2. The accounts between the parties constitute the next subject of consideration. The court is of opinion, that any errors which may have existed in dealings carried on under the circumstances in which these parties were placed, ought to be corrected. It does not appear clearly, that a formal and complete settlement has ever taken place. The accounts were conducted under so many different forms, as to contribute something to the opinion that they have never been completely adjusted, and the early application of Mr. Dunbar on the subject, weakens the argument drawn from the time which has elapsed since accounts have been rendered. With respect to the credit claimed for difference in exchange, the arguments of the defendants themselves, if rightly understood, are in favour of it to a certain extent. The payments made before the judgment, ought certainly to be credited, according to agreement, at the current rate of exchange. The balance for which judgment was rendered, ought not to be affected by the exchange.

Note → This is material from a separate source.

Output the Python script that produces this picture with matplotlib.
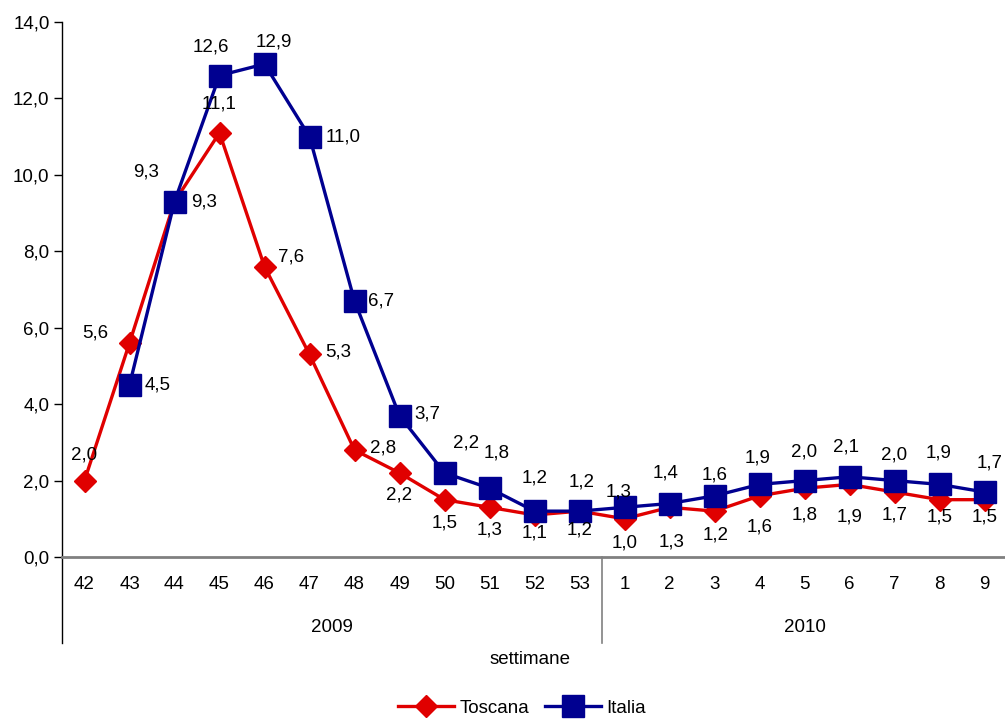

DECREE. The injunction was perpetuated as to the net amount appearing due by the account of sales rendered, adding thereto half commissions. 2. As to the difference of exchange on payments made by Dunbar to Miller, Hart & Co., before judgment; and 3. As to the amount appearing on the commissioner's report in favour of Dunbar, growing out of erroneous calculations of interest, and was dissolved as to the residue.

NOTE. See a summary of the decisions of the courts of the United States, respecting the relation between principal and agent, and consignor and consignee: 1 Pet. Cond. R. 594; 2 Pet. Cond. R. 533; and 3 Pet. Cond. R. 351, in notes [Manella v. Barry, 3 Cranch (7 U. S.) 415; Lee v. Munroe, 7 Craneh (11 U. S.) 366: The Frances, 9 Cranch (13 U. S.) 183].